## [Given material]
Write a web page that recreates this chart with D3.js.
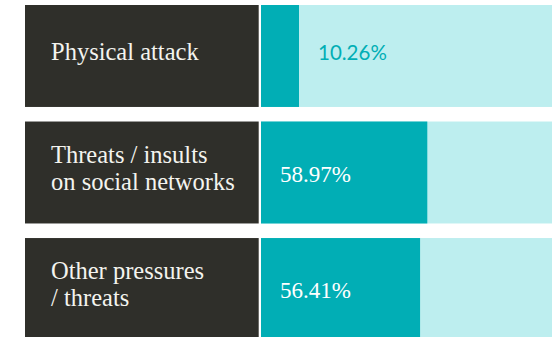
<!DOCTYPE html>
<html>
<head>
<meta charset="utf-8">
<script src="https://cdn.jsdelivr.net/npm/d3@7"></script>
<style>
  html, body { margin: 0; padding: 0; background: #ffffff; }
  svg { display: block; }
</style>
</head>
<body>
<svg id="chart" width="555" height="337"></svg>
<script>
// ---- data ----
const categories = ["Physical attack", "Threats / insults on social networks", "Other pressures / threats"];
const labelLines = [["Physical attack"], ["Threats / insults", "on social networks"], ["Other pressures", "/ threats"]];
const values = [10.26, 58.97, 56.41];
const valueLabels = ["10.26%", "58.97%", "56.41%"];

// ---- styles ----
const darkColor = "#2f2f2a";
const teal = "#01aeb5";
const lightTeal = "#bdeeef";

const svg = d3.select("#chart");

const y = d3.scaleBand()
  .domain(categories)
  .range([5, 340])
  .paddingInner(0.125)
  .paddingOuter(0);

const labelLeft = 25, labelRight = 258.7;
const trackLeft = 261, trackRight = 552;
const x = d3.scaleLinear().domain([0, 100]).range([trackLeft, trackLeft + 282]);
const minBar = 38;

const rows = svg.selectAll("g.row")
  .data(categories.map((c, i) => ({ c, i, v: values[i], lines: labelLines[i], lab: valueLabels[i] })))
  .join("g").attr("class", "row");

// label box
rows.append("rect")
  .attr("x", labelLeft)
  .attr("y", d => y(d.c))
  .attr("width", labelRight - labelLeft)
  .attr("height", y.bandwidth())
  .attr("fill", darkColor);

// track
rows.append("rect")
  .attr("x", trackLeft)
  .attr("y", d => y(d.c))
  .attr("width", trackRight - trackLeft)
  .attr("height", y.bandwidth())
  .attr("fill", lightTeal);

// bar
const barW = d => Math.max(x(d.v) - x(0), minBar);
rows.append("rect")
  .attr("x", x(0))
  .attr("y", d => y(d.c))
  .attr("width", barW)
  .attr("height", y.bandwidth())
  .attr("fill", teal);

// category labels
const lh = 26.7;
rows.append("text")
  .attr("font-family", "'Liberation Serif', 'Times New Roman', serif")
  .attr("font-size", 24.5)
  .attr("fill", "#f4f4ef")
  .each(function(d) {
    const cy = y(d.c) + y.bandwidth() / 2;
    const n = d.lines.length;
    d3.select(this).selectAll("tspan")
      .data(d.lines)
      .join("tspan")
      .attr("x", 51)
      .attr("y", (t, j) => cy + (j - (n - 1) / 2) * lh + 3.8)
      .text(t => t);
  });

// value labels
rows.append("text")
  .each(function(d) {
    const cy = y(d.c) + y.bandwidth() / 2;
    const inside = x(d.v) - x(0) > 90;
    const sel = d3.select(this);
    if (inside) {
      sel.attr("x", x(0) + 19)
        .attr("y", cy + 9)
        .attr("font-family", "'Liberation Serif', 'Times New Roman', serif")
        .attr("font-size", 23)
        .attr("fill", "#ffffff");
    } else {
      sel.attr("x", x(0) + barW(d) + 19)
        .attr("y", cy + 4.5)
        .attr("font-family", "Lato, 'Open Sans', sans-serif")
        .attr("font-size", 20.5)
        .attr("fill", teal);
    }
    sel.text(d.lab);
  });
</script>
</body>
</html>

## [Task goal]
Which lines hold the word "this"? Show each one.

## [Answer to the task]
Write a web page that recreates this chart with D3.js.
    d3.select(this).selectAll("tspan")
    const sel = d3.select(this);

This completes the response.